What fascinated me about the place was that while the outside advertising emphasized how you could stuff yourself on meat for a modest price, once you were inside, all efforts were devoted to getting you to eat the cheap foods.  Servers would place baskets of very fine, thick-sliced sourdough bread on your table and tell you how yummy it was.  They were also apparently instructed to never take away a dirty plate until you’d eaten every possible scrap of edible material on it.  If you tried to get them to remove a plate with one more bite on it, they’d look at you like you couldn’t possibly be serious and ask, “But…aren’t you going to eat that?”

In the meantime, you had to pass the salad bar to get to where they carved the prime rib and if you hadn’t already put a lot of lettuce on your plate, the carvers would look at you in astonishment and mutter, “No salad?”  Like they were very concerned you get a balanced diet.  As you went back for your third or fourth helping, the slices would get thinner and they’d hurriedly toss a huge scoop of rice or mashed potatoes on your plate even before you asked for a side dish.
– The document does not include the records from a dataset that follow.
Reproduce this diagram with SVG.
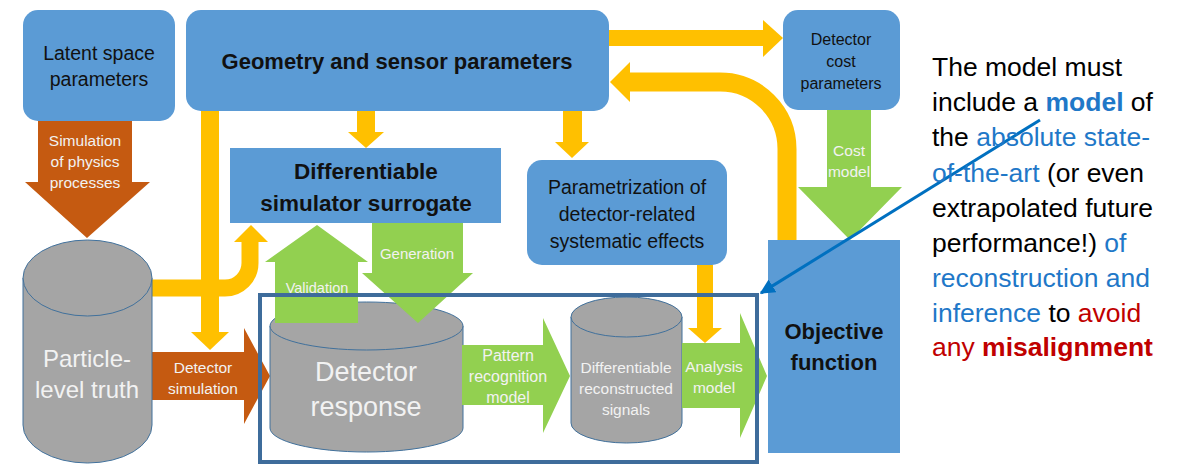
<svg xmlns="http://www.w3.org/2000/svg" width="1189" height="465" viewBox="0 0 1189 465">
<style>
.box{fill:#5B9BD5}
.cyl{fill:#A5A5A5;stroke:#41719C;stroke-width:1}
.y{fill:#FFC000}
.ys{fill:none;stroke:#FFC000}
.g{fill:#92D050}
.o{fill:#C55A11}
text{font-family:"Liberation Sans",Arial,sans-serif;text-anchor:middle}
.dk{fill:#111111}
.wt{fill:#F2F2F2}
.bd{font-weight:bold}
.rt{text-anchor:start;font-size:26.5px;fill:#000}
.bl{fill:#1F78C8}
.rd{fill:#C00000}
</style>
<defs>
<marker id="ah" viewBox="0 0 10 10" refX="9" refY="5" markerWidth="5" markerHeight="5" orient="auto" markerUnits="strokeWidth">
<path d="M0,0 L10,5 L0,10 z" fill="#0070C0"/>
</marker>
</defs>

<g id="connectors">
<path class="ys" stroke-width="17" d="M150,288 H225 A25,25 0 0 0 250,263 V241"/>
<polygon class="y" points="234,242 268,242 251,225"/>
<rect class="y" x="201" y="111" width="18" height="222"/>
<polygon class="y" points="191,332 229,332 210,350"/>
<rect class="y" x="357" y="111" width="18" height="22"/>
<polygon class="y" points="348,132 384,132 366,148"/>
<rect class="y" x="563" y="111" width="19" height="32"/>
<polygon class="y" points="555,142 589,142 572,158"/>
<rect class="y" x="697" y="265" width="16" height="64"/>
<polygon class="y" points="688,328 722,328 705,343"/>
<rect class="y" x="609" y="30" width="155" height="16"/>
<polygon class="y" points="763,20 763,57 783,38"/>
<path class="ys" stroke-width="19" d="M787,241 V149 A67,67 0 0 0 720,82 H629"/>
<polygon class="y" points="630,62 630,102 610,82"/>

<g id="e-physics">
<polygon class="o" points="38,121 132,121 132,182 150,182 87,238 25,182 38,182"/>
<text class="wt" font-size="15.5" x="85" y="146">Simulation</text>
<text class="wt" font-size="15.5" x="85" y="167">of physics</text>
<text class="wt" font-size="15.5" x="85" y="188">processes</text>
</g>
<g id="e-detsim">
<polygon class="o" points="152,352 244,352 244,328 270,376 244,424 244,400 152,400"/>
<text class="wt" font-size="15.5" x="203" y="373">Detector</text>
<text class="wt" font-size="15.5" x="203" y="394">simulation</text>
</g>
</g>

<g id="n-latent">
<rect class="box" x="23" y="10" width="152" height="111" rx="15"/>
<text class="dk" font-size="19.5" x="99" y="60">Latent space</text>
<text class="dk" font-size="19.5" x="99" y="86">parameters</text>
</g>

<g id="n-geometry">
<rect class="box" x="186" y="10" width="423" height="101" rx="15"/>
<text class="dk bd" font-size="22" x="397" y="69">Geometry and sensor parameters</text>
</g>

<g id="n-cost">
<rect class="box" x="783" y="10" width="117" height="100" rx="15"/>
<text class="dk" font-size="16" x="841" y="45">Detector</text>
<text class="dk" font-size="16" x="841" y="67">cost</text>
<text class="dk" font-size="16" x="841" y="89">parameters</text>
</g>

<g id="n-surrogate">
<rect class="box" x="230" y="148" width="271" height="75"/>
<text class="dk bd" font-size="22.5" x="366" y="179">Differentiable</text>
<text class="dk bd" font-size="22.5" x="366" y="211">simulator surrogate</text>
</g>

<g id="n-param">
<rect class="box" x="527" y="160" width="200" height="105" rx="15"/>
<text class="dk" font-size="19.5" x="627" y="194">Parametrization of</text>
<text class="dk" font-size="19.5" x="627" y="221">detector-related</text>
<text class="dk" font-size="19.5" x="627" y="248">systematic effects</text>
</g>

<g id="n-truth">
<path class="cyl" d="M23,278 V425 A64.5,38 0 0 0 152,425 V278"/>
<ellipse class="cyl" cx="87.5" cy="278" rx="64.5" ry="38"/>
<text class="wt" font-size="24" x="87" y="367">Particle-</text>
<text class="wt" font-size="24" x="87" y="398">level truth</text>
</g>

<g id="n-response">
<path class="cyl" d="M270,326 V428 A96.5,24 0 0 0 463,428 V326"/>
<ellipse class="cyl" cx="366.5" cy="326" rx="96.5" ry="24"/>
<text class="wt" font-size="27" x="366" y="381">Detector</text>
<text class="wt" font-size="27" x="366" y="416">response</text>
</g>

<g id="n-signals">
<path class="cyl" d="M571,317 V423 A55.5,20 0 0 0 682,423 V317"/>
<ellipse class="cyl" cx="626.5" cy="317" rx="55.5" ry="20"/>
<text class="wt" font-size="15.5" x="626" y="373">Differentiable</text>
<text class="wt" font-size="15.5" x="626" y="394">reconstructed</text>
<text class="wt" font-size="15.5" x="626" y="415">signals</text>
</g>

<g id="green-arrows">
<g id="e-validation">
<polygon class="g" points="275,323 275,262 265,262 317,225 368,262 358,262 358,323"/>
<text class="wt" font-size="14.5" x="317" y="293">Validation</text>
</g>
<g id="e-generation">
<polygon class="g" points="372,223 463,223 463,273 473,273 418,323 362,273 372,273"/>
<text class="wt" font-size="15" x="417" y="259">Generation</text>
</g>
<g id="e-pattern">
<polygon class="g" points="462,345 543,345 543,318 570,376 543,433 543,405 462,405"/>
<text class="wt" font-size="16" x="508" y="361">Pattern</text>
<text class="wt" font-size="16" x="508" y="382">recognition</text>
<text class="wt" font-size="16" x="508" y="403">model</text>
</g>
<g id="e-analysis">
<polygon class="g" points="682,343 740,343 740,313 767,376 740,438 740,408 682,408"/>
<text class="wt" font-size="15.5" x="714" y="372">Analysis</text>
<text class="wt" font-size="15.5" x="714" y="393">model</text>
</g>
<g id="e-costmodel">
<polygon class="g" points="827,110 871,110 871,187 902,187 850,240 798,187 827,187"/>
<text class="wt" font-size="15.5" x="849" y="156">Cost</text>
<text class="wt" font-size="15.5" x="849" y="177">model</text>
</g>
</g>

<g id="n-objective">
<rect class="box" x="768" y="240" width="132" height="213"/>
<text class="dk bd" font-size="22" x="834" y="339">Objective</text>
<text class="dk bd" font-size="22" x="834" y="370">function</text>
</g>

<g id="n-frame">
<rect x="260" y="295" width="497" height="167" fill="none" stroke="#3E6C9B" stroke-width="4"/>
</g>

<g id="e-pointer">
<line x1="1040" y1="120" x2="761" y2="293" stroke="#0070C0" stroke-width="3" marker-end="url(#ah)"/>
</g>

<g id="n-note">
<text class="rt" x="932" y="76">The model must</text>
<text class="rt" x="932" y="111">include a <tspan class="bl bd">model</tspan> of</text>
<text class="rt" x="932" y="146">the <tspan class="bl">absolute state-</tspan></text>
<text class="rt" x="932" y="182"><tspan class="bl">of-the-art</tspan> (or even</text>
<text class="rt" x="932" y="217">extrapolated future</text>
<text class="rt" x="932" y="252">performance!) <tspan class="bl">of</tspan></text>
<text class="rt" x="932" y="287"><tspan class="bl">reconstruction and</tspan></text>
<text class="rt" x="932" y="322"><tspan class="bl">inference</tspan> to <tspan class="rd">avoid</tspan></text>
<text class="rt" x="932" y="356"><tspan class="rd">any </tspan><tspan class="rd bd">misalignment</tspan></text>
</g>
</svg>
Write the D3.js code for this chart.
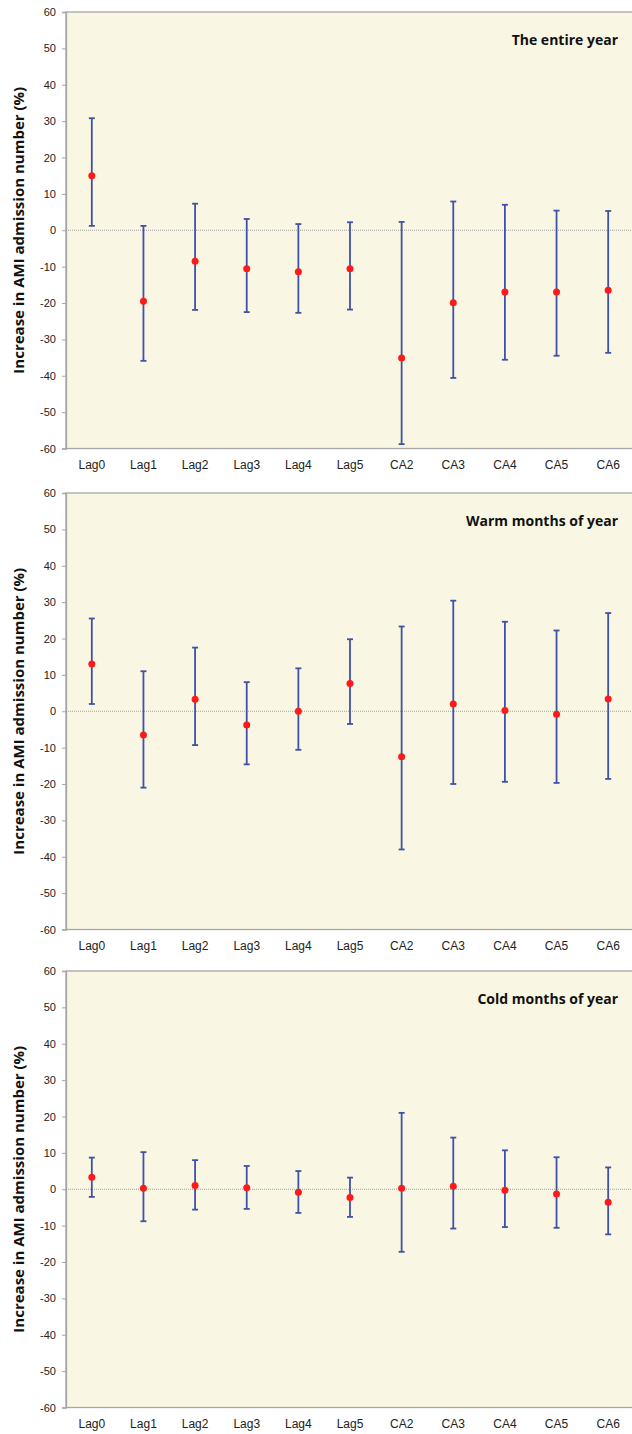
<!DOCTYPE html>
<html>
<head>
<meta charset="utf-8">
<script src="https://cdn.jsdelivr.net/npm/d3@7"></script>
<style>
  body { margin: 0; background: #fff; }
  svg { display: block; font-family: "Open Sans", "Noto Sans", sans-serif; }
</style>
</head>
<body>
<div id="chart"></div>
<script>
// Categories (shared by the three panels)
const categories = ['Lag0', 'Lag1', 'Lag2', 'Lag3', 'Lag4', 'Lag5', 'CA2', 'CA3', 'CA4', 'CA5', 'CA6'];
const yTicks = [60, 50, 40, 30, 20, 10, 0, -10, -20, -30, -40, -50, -60];
const panelTitles = ['The entire year', 'Warm months of year', 'Cold months of year'];

// The entire year
const yearEst = [15.0, -19.5, -8.5, -10.6, -11.4, -10.6, -35.1, -19.9, -17.0, -17.0, -16.5];
const yearLow = [1.2, -35.9, -21.9, -22.5, -22.7, -21.8, -58.8, -40.6, -35.6, -34.5, -33.7];
const yearHigh = [30.8, 1.2, 7.3, 3.1, 1.7, 2.2, 2.3, 7.9, 7.0, 5.4, 5.3];

// Warm months
const warmEst = [13.0, -6.5, 3.3, -3.8, 0.0, 7.6, -12.5, 2.0, 0.2, -0.8, 3.4];
const warmLow = [2.0, -21.0, -9.3, -14.6, -10.6, -3.5, -38.0, -20.0, -19.4, -19.7, -18.6];
const warmHigh = [25.5, 11.0, 17.5, 8.0, 11.8, 19.8, 23.3, 30.4, 24.6, 22.2, 27.0];

// Cold months
const coldEst = [3.3, 0.3, 1.0, 0.4, -0.8, -2.3, 0.3, 0.8, -0.3, -1.3, -3.6];
const coldLow = [-2.1, -8.8, -5.6, -5.4, -6.5, -7.6, -17.2, -10.8, -10.4, -10.6, -12.4];
const coldHigh = [8.7, 10.2, 8.0, 6.4, 5.0, 3.2, 21.0, 14.2, 10.7, 8.8, 6.0];

const panels = [
  { title: panelTitles[0], est: yearEst, low: yearLow, high: yearHigh, top: 12 },
  { title: panelTitles[1], est: warmEst, low: warmLow, high: warmHigh, top: 493 },
  { title: panelTitles[2], est: coldEst, low: coldLow, high: coldHigh, top: 971 }
];

const width = 632, height = 1434;
const plotLeft = 66, plotRight = 634, plotH = 436.5;

const svg = d3.select('#chart').append('svg')
  .attr('width', width)
  .attr('height', height);

const x = d3.scaleBand().domain(categories).range([plotLeft, plotRight]);

panels.forEach(p => {
  const y = d3.scaleLinear().domain([-60, 60]).range([p.top + plotH, p.top]);
  const g = svg.append('g');

  // plot background
  g.append('rect')
    .attr('x', plotLeft)
    .attr('y', p.top)
    .attr('width', plotRight - plotLeft)
    .attr('height', plotH)
    .style('fill', '#f9f7e3')
    .style('stroke', '#a6a6a6')
    .style('stroke-width', 1.3);

  // y axis (plain hyphen for negatives, like the original)
  const yAxis = g.append('g')
    .attr('transform', `translate(${plotLeft},0)`)
    .call(d3.axisLeft(y).tickValues(yTicks).tickFormat(d => String(d)).tickSize(4).tickPadding(6));
  yAxis.select('.domain').style('stroke', '#a6a6a6').style('stroke-width', 1.3);
  yAxis.selectAll('.tick line').style('stroke', '#a6a6a6');
  yAxis.selectAll('.tick text')
    .style('font-size', '11px')
    .style('fill', '#222');

  // x axis labels
  const xAxis = g.append('g')
    .attr('transform', `translate(0,${p.top + plotH})`)
    .call(d3.axisBottom(x).tickSize(0).tickPadding(12));
  xAxis.select('.domain').remove();
  xAxis.selectAll('.tick text')
    .style('font-size', '12px')
    .style('fill', '#222');

  // zero reference line
  g.append('line')
    .attr('x1', plotLeft)
    .attr('x2', plotRight)
    .attr('y1', y(0))
    .attr('y2', y(0))
    .style('stroke', '#8c8c8c')
    .style('stroke-width', 0.8)
    .style('stroke-dasharray', '1,1');

  // error bars
  const capW = 3;
  categories.forEach((c, i) => {
    const cx = x(c) + x.bandwidth() / 2;
    const bar = g.append('g').style('stroke', '#3f51a8').style('stroke-width', 1.8);
    bar.append('line').attr('x1', cx).attr('x2', cx).attr('y1', y(p.high[i])).attr('y2', y(p.low[i]));
    bar.append('line').attr('x1', cx - capW).attr('x2', cx + capW).attr('y1', y(p.high[i])).attr('y2', y(p.high[i]));
    bar.append('line').attr('x1', cx - capW).attr('x2', cx + capW).attr('y1', y(p.low[i])).attr('y2', y(p.low[i]));

    g.append('circle')
      .attr('cx', cx)
      .attr('cy', y(p.est[i]))
      .attr('r', 3.5)
      .style('fill', '#ff1a1a');
  });

  // panel title
  g.append('text')
    .attr('x', 618)
    .attr('y', p.top + 33)
    .attr('text-anchor', 'end')
    .style('font-size', '14px')
    .style('font-weight', 'bold')
    .style('fill', '#111')
    .text(p.title);

  // y axis title
  g.append('text')
    .attr('transform', `translate(24,${p.top + plotH / 2}) rotate(-90)`)
    .attr('text-anchor', 'middle')
    .style('font-size', '15px')
    .style('font-weight', 'bold')
    .style('fill', '#111')
    .text('Increase in AMI admission number (%)');
});
</script>
</body>
</html>
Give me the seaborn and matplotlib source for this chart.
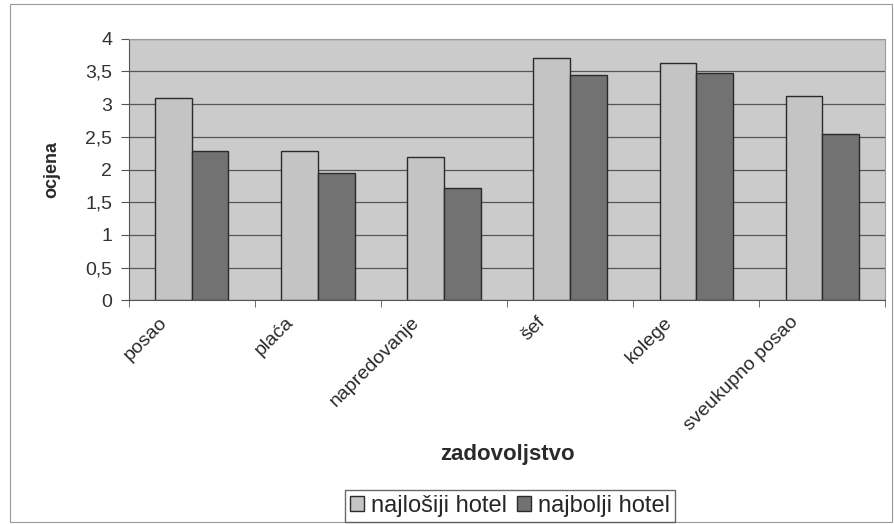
import matplotlib
matplotlib.use("Agg")
import matplotlib.pyplot as plt
import matplotlib.transforms as mtransforms
import seaborn as sns
import pandas as pd
from matplotlib.ticker import FuncFormatter

categories = ["posao", "plaća", "napredovanje", "šef", "kolege", "sveukupno posao"]
najlosiji = [3.10, 2.28, 2.19, 3.71, 3.63, 3.12]
najbolji = [2.28, 1.94, 1.71, 3.44, 3.48, 2.55]
series = ["najlošiji hotel", "najbolji hotel"]

df = pd.DataFrame({
    "kategorija": categories * 2,
    "ocjena": najlosiji + najbolji,
    "hotel": [series[0]] * len(categories) + [series[1]] * len(categories),
})

sns.set_style("white")
plt.rcParams["font.family"] = ["Liberation Sans", "DejaVu Sans"]

fig = plt.figure(figsize=(8.95, 5.24), dpi=100)
ax = fig.add_axes([0.144, 0.427, 0.845, 0.499])
ax.set_facecolor("#cbcbcb")

sns.barplot(data=df, x="kategorija", y="ocjena", hue="hotel", order=categories,
            hue_order=series, palette=["#c4c4c4", "#727272"], width=0.58,
            edgecolor="#2a2a2a", linewidth=1.0, ax=ax, zorder=3)

ax.set_ylim(0, 4)
ax.set_xlim(-0.5, len(categories) - 0.5)
ax.set_yticks([0, 0.5, 1, 1.5, 2, 2.5, 3, 3.5, 4])
ax.yaxis.set_major_formatter(FuncFormatter(lambda v, p: f"{v:g}".replace(".", ",")))
ax.yaxis.grid(True, color="#555555", linewidth=0.9, zorder=0)
ax.set_axisbelow(True)

for s in ["top", "right"]:
    ax.spines[s].set_color("#9a9a9a")
ax.spines["left"].set_color("#555555")
ax.spines["bottom"].set_color("#555555")

ax.set_xticks(range(len(categories)))
ax.set_xticklabels(categories, rotation=45, ha="right", rotation_mode="anchor",
                   fontsize=14, color="#2a2a2a")
ax.tick_params(axis="x", length=0, pad=4)
shift = mtransforms.ScaledTranslation(-0.33, -0.08, fig.dpi_scale_trans)
for lbl in ax.get_xticklabels():
    lbl.set_transform(lbl.get_transform() + shift)
ax.tick_params(axis="y", labelsize=14, colors="#333333", length=6, left=True,
               color="#555555", pad=6)
ax.set_xticks([i + 0.5 for i in range(-1, len(categories))], minor=True)
ax.tick_params(axis="x", which="minor", length=5, bottom=True, color="#555555")

ax.set_ylabel("ocjena", fontsize=13, fontweight="bold", color="#2a2a2a", labelpad=18)
ax.set_xlabel("")
fig.text(0.567, 0.122, "zadovoljstvo", ha="center", fontsize=16,
         fontweight="bold", color="#2a2a2a")

handles, labels = ax.get_legend_handles_labels()
ax.legend_.remove()
fig.legend(handles, labels, loc="center", bbox_to_anchor=(0.57, 0.034), ncol=2,
           frameon=True, fancybox=False, edgecolor="#444444", fontsize=17,
           handlelength=0.6, handleheight=0.6, handletextpad=0.3, columnspacing=0.4,
           borderpad=0.2)

fig.patches.append(plt.Rectangle((0.011, 0.003), 0.986, 0.99, transform=fig.transFigure,
                                 fill=False, edgecolor="#999999", linewidth=0.8))

fig.savefig("out.png", dpi=100)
Once, I talked to the manager about booking a banquet there for C.A.P.S., the cartoonist group of which I was then president.  He told me they loved private parties and explained to me that private parties were not on an “all you can eat” basis.  The way it worked, when our group was ready to dine, they’d close off the serving line to everyone but us.  We could then go through and each of us could have our pick on any of their entrees, which would be carved for us in portions larger than the usual serving size for the Ponderosa.

After I left, I realized two things.  One was that our members would complain about the cost per plate, which was higher than the “all you can eat” price to eat the same food if you were dining in the next room.  Also, I realized that we’d become part of the restaurant’s efforts to get their patrons to not go back for more food.  It would take our group at least twenty minutes to go through that serving line, during which all the other folks dining in the restaurant wouldn’t be able to get seconds or thirds or ninths.  I think that was the main reason they liked private parties.